+++ INFORMATION PROVIDED

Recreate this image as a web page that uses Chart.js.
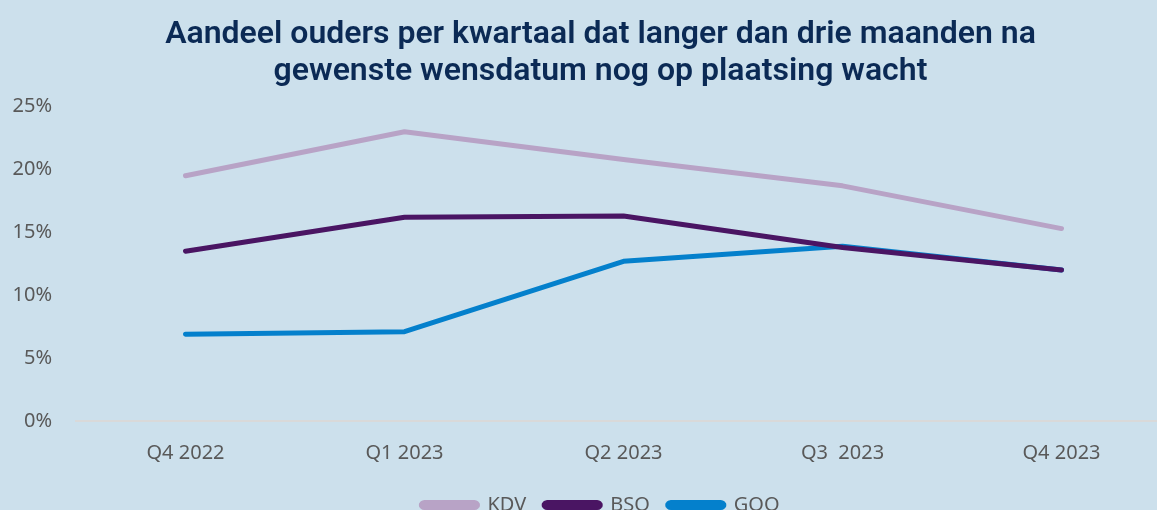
<!DOCTYPE html>
<html>
<head>
<meta charset="utf-8">
<script src="https://cdn.jsdelivr.net/npm/chart.js@4"></script>
<style>
    html, body { margin: 0; padding: 0; background: #cce0ec; overflow: hidden; }
    #wrap { width: 1190px; height: 525px; }
</style>
</head>
<body>
<div id="wrap"><canvas id="chart"></canvas></div>
<script>
// Kwartalen en aandelen (in %)
const kwartalen = ['Q4 2022', 'Q1 2023', 'Q2 2023', 'Q3  2023', 'Q4 2023'];
const kdv = [19.5, 23.0, 20.8, 18.7, 15.3];
const bso = [13.5, 16.2, 16.3, 13.8, 12.0];
const goo = [6.9, 7.1, 12.7, 13.9, 12.0];
const yTicks = [0, 5, 10, 15, 20, 25];

const tickColor = '#595959';
const tickFont = { family: 'Noto Sans', size: 20 };

function lineSet(label, data, color) {
    return {
        label: label,
        data: data,
        borderColor: color,
        backgroundColor: color,
        borderWidth: 5,
        borderCapStyle: 'round',
        borderJoinStyle: 'round',
        pointRadius: 0,
        tension: 0
    };
}

new Chart(document.getElementById('chart'), {
    type: 'line',
    data: {
        labels: kwartalen,
        datasets: [
            lineSet('KDV', kdv, '#b8a3c6'),
            lineSet('BSO', bso, '#4a1563'),
            lineSet('GOO', goo, '#0480cc')
        ]
    },
    options: {
        responsive: true,
        maintainAspectRatio: false,
        animation: false,
        layout: { padding: { left: 11, right: 0, bottom: 0 } },
        plugins: {
            title: {
                display: true,
                text: ['Aandeel ouders per kwartaal dat langer dan drie maanden na', 'gewenste wensdatum nog op plaatsing wacht'],
                color: '#0b2a55',
                font: { family: 'Roboto', size: 32, weight: '600', lineHeight: 1.15 },
                padding: { top: 17, bottom: 16 }
            },
            legend: {
                position: 'bottom',
                labels: {
                    color: tickColor,
                    font: tickFont,
                    boxWidth: 56,
                    boxHeight: 5,
                    useBorderRadius: true,
                    borderRadius: 3,
                    padding: 18
                }
            },
            tooltip: { enabled: false }
        },
        scales: {
            x: {
                offset: true,
                grid: { display: false },
                border: { display: true, color: '#d9d9d9', width: 2 },
                ticks: { color: tickColor, font: tickFont, padding: 12 }
            },
            y: {
                min: 0,
                max: 25,
                afterBuildTicks: axis => { axis.ticks = yTicks.map(v => ({ value: v })); },
                afterFit: s => { s.width = 65; },
                grid: { display: false },
                border: { display: false },
                ticks: {
                    color: tickColor,
                    font: tickFont,
                    padding: 16,
                    callback: v => v + '%'
                }
            },
            // lege ruimte rechts, zodat titel en legenda goed gecentreerd staan
            spacer: {
                type: 'linear',
                position: 'right',
                grid: { display: false },
                border: { display: false },
                ticks: { display: false },
                afterFit: s => { s.width = 19; }
            }
        }
    }
});
</script>
</body>
</html>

++++++

> WHAT YOU NEED TO DO:
Every line above should be repeated exactly; pictures stay out of the copy.

> FINAL ANSWER:
Recreate this image as a web page that uses Chart.js.
<!DOCTYPE html>
<html>
<head>
<meta charset="utf-8">
<script src="https://cdn.jsdelivr.net/npm/chart.js@4"></script>
<style>
    html, body { margin: 0; padding: 0; background: #cce0ec; overflow: hidden; }
    #wrap { width: 1190px; height: 525px; }
</style>
</head>
<body>
<div id="wrap"><canvas id="chart"></canvas></div>
<script>
// Kwartalen en aandelen (in %)
const kwartalen = ['Q4 2022', 'Q1 2023', 'Q2 2023', 'Q3  2023', 'Q4 2023'];
const kdv = [19.5, 23.0, 20.8, 18.7, 15.3];
const bso = [13.5, 16.2, 16.3, 13.8, 12.0];
const goo = [6.9, 7.1, 12.7, 13.9, 12.0];
const yTicks = [0, 5, 10, 15, 20, 25];

const tickColor = '#595959';
const tickFont = { family: 'Noto Sans', size: 20 };

function lineSet(label, data, color) {
    return {
        label: label,
        data: data,
        borderColor: color,
        backgroundColor: color,
        borderWidth: 5,
        borderCapStyle: 'round',
        borderJoinStyle: 'round',
        pointRadius: 0,
        tension: 0
    };
}

new Chart(document.getElementById('chart'), {
    type: 'line',
    data: {
        labels: kwartalen,
        datasets: [
            lineSet('KDV', kdv, '#b8a3c6'),
            lineSet('BSO', bso, '#4a1563'),
            lineSet('GOO', goo, '#0480cc')
        ]
    },
    options: {
        responsive: true,
        maintainAspectRatio: false,
        animation: false,
        layout: { padding: { left: 11, right: 0, bottom: 0 } },
        plugins: {
            title: {
                display: true,
                text: ['Aandeel ouders per kwartaal dat langer dan drie maanden na', 'gewenste wensdatum nog op plaatsing wacht'],
                color: '#0b2a55',
                font: { family: 'Roboto', size: 32, weight: '600', lineHeight: 1.15 },
                padding: { top: 17, bottom: 16 }
            },
            legend: {
                position: 'bottom',
                labels: {
                    color: tickColor,
                    font: tickFont,
                    boxWidth: 56,
                    boxHeight: 5,
                    useBorderRadius: true,
                    borderRadius: 3,
                    padding: 18
                }
            },
            tooltip: { enabled: false }
        },
        scales: {
            x: {
                offset: true,
                grid: { display: false },
                border: { display: true, color: '#d9d9d9', width: 2 },
                ticks: { color: tickColor, font: tickFont, padding: 12 }
            },
            y: {
                min: 0,
                max: 25,
                afterBuildTicks: axis => { axis.ticks = yTicks.map(v => ({ value: v })); },
                afterFit: s => { s.width = 65; },
                grid: { display: false },
                border: { display: false },
                ticks: {
                    color: tickColor,
                    font: tickFont,
                    padding: 16,
                    callback: v => v + '%'
                }
            },
            // lege ruimte rechts, zodat titel en legenda goed gecentreerd staan
            spacer: {
                type: 'linear',
                position: 'right',
                grid: { display: false },
                border: { display: false },
                ticks: { display: false },
                afterFit: s => { s.width = 19; }
            }
        }
    }
});
</script>
</body>
</html>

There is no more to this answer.